The request - Give again only the lines running from the one with "Generate a component" through the one with "import * as", inclusive. Omit every picture.

[BEGIN Supplied entries]

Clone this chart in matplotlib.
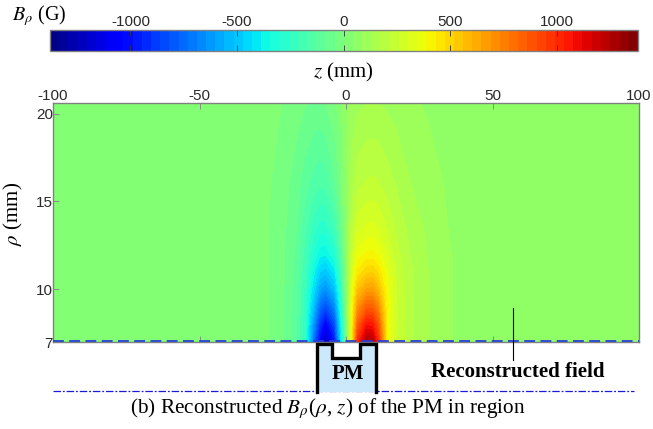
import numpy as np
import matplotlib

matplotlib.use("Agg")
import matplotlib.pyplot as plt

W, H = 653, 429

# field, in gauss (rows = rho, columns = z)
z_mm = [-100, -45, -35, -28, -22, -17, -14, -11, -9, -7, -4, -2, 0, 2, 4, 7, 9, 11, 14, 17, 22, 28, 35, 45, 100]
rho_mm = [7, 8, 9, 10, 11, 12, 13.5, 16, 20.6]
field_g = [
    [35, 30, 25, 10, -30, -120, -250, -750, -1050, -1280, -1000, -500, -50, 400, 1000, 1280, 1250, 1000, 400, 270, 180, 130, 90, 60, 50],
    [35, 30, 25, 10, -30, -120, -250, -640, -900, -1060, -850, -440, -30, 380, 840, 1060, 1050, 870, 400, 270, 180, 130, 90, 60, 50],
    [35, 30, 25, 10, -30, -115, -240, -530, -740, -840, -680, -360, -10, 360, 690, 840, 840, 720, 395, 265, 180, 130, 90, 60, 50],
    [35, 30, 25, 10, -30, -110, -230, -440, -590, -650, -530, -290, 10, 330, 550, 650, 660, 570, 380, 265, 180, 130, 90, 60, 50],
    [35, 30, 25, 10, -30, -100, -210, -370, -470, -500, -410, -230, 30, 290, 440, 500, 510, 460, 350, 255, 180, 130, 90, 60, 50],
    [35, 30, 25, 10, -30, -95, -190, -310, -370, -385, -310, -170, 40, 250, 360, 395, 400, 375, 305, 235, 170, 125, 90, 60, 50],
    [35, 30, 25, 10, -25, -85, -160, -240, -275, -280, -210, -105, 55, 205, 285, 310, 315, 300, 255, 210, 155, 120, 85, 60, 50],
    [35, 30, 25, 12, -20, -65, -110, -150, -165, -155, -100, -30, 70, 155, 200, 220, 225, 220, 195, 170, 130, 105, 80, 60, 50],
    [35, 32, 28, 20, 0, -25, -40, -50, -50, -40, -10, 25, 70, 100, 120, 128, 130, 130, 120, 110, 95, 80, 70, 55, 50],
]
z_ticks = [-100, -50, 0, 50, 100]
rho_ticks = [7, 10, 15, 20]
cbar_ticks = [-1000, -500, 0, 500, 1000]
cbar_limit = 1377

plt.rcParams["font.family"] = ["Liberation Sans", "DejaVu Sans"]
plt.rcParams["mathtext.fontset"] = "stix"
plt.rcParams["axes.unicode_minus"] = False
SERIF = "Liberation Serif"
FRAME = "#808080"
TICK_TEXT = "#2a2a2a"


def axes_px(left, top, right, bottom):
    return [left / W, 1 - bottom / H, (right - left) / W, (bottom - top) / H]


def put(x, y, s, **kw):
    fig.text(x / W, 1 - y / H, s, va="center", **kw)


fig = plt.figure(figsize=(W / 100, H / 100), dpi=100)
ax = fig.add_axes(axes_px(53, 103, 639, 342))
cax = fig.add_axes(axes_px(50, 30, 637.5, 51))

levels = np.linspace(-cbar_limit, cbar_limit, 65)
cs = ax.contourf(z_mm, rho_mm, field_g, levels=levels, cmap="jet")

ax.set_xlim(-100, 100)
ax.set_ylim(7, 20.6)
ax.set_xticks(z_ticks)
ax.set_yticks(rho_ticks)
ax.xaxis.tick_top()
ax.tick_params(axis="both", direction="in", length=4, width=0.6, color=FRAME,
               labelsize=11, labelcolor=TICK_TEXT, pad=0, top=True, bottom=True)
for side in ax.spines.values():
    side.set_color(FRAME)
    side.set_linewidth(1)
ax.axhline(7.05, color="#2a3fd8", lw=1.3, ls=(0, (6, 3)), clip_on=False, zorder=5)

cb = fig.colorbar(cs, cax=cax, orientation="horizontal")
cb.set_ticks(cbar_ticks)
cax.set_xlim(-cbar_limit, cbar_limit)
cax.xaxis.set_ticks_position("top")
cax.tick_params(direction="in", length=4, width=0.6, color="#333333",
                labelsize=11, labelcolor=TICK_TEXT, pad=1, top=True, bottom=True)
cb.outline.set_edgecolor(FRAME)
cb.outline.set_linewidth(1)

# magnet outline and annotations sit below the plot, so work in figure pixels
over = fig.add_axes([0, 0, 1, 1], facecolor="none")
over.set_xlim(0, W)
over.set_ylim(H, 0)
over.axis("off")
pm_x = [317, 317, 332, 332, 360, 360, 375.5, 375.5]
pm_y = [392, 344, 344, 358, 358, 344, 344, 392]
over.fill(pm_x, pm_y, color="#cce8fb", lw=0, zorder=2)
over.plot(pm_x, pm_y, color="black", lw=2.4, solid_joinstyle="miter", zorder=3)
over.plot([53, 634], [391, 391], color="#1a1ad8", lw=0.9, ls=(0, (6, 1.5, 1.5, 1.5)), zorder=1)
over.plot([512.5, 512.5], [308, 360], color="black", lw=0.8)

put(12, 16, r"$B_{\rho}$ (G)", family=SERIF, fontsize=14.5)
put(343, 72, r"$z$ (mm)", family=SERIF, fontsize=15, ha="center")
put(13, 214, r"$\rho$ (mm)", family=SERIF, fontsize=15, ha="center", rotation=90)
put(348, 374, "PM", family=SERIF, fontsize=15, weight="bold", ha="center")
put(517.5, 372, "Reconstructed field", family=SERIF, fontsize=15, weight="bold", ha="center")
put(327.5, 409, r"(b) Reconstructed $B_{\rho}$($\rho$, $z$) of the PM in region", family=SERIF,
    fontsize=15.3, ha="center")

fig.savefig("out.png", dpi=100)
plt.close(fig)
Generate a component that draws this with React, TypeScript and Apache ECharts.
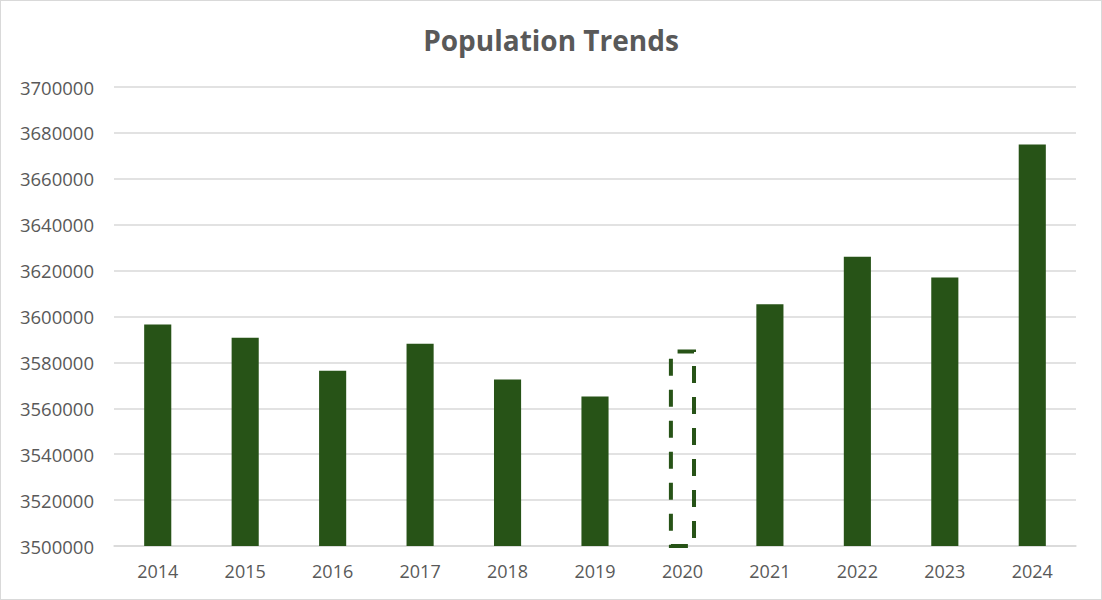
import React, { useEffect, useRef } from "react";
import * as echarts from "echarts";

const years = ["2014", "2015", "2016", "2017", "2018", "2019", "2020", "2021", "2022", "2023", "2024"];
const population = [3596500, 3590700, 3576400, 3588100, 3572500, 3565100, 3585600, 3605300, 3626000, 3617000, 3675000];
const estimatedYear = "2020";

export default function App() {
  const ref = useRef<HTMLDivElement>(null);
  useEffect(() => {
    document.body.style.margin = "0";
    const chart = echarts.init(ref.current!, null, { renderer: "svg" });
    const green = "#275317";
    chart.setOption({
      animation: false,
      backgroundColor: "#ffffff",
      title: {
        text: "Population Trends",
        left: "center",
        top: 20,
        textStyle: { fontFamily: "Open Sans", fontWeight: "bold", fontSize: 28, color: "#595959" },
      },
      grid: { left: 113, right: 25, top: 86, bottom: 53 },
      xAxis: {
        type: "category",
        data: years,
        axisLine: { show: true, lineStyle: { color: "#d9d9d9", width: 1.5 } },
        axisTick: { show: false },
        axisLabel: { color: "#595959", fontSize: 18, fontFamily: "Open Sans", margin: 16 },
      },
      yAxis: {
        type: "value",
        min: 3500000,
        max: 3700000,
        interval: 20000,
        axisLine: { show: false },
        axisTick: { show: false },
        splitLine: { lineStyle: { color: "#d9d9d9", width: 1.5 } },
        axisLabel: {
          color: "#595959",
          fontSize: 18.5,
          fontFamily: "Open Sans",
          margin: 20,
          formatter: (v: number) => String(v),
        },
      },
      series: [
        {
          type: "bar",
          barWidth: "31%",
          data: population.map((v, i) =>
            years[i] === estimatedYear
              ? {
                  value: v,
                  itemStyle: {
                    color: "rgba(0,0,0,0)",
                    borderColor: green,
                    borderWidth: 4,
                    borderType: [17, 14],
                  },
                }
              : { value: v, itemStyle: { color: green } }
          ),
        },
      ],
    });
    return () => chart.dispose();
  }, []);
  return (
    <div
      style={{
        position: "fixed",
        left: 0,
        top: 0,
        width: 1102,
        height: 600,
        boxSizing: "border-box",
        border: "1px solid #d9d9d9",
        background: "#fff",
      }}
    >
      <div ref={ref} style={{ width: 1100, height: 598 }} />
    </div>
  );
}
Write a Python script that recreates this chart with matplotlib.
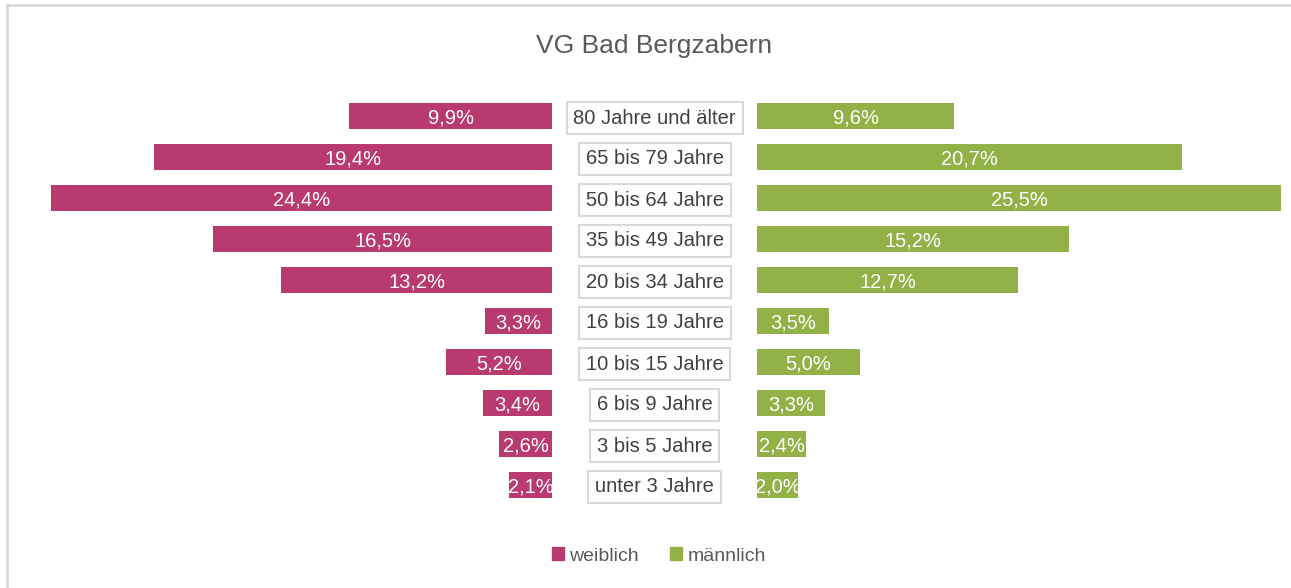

[END Supplied entries]

Exercise solution -
Generate a component that draws this with React, TypeScript and Apache ECharts.
import React, { useEffect, useRef } from "react";
import * as echarts from "echarts";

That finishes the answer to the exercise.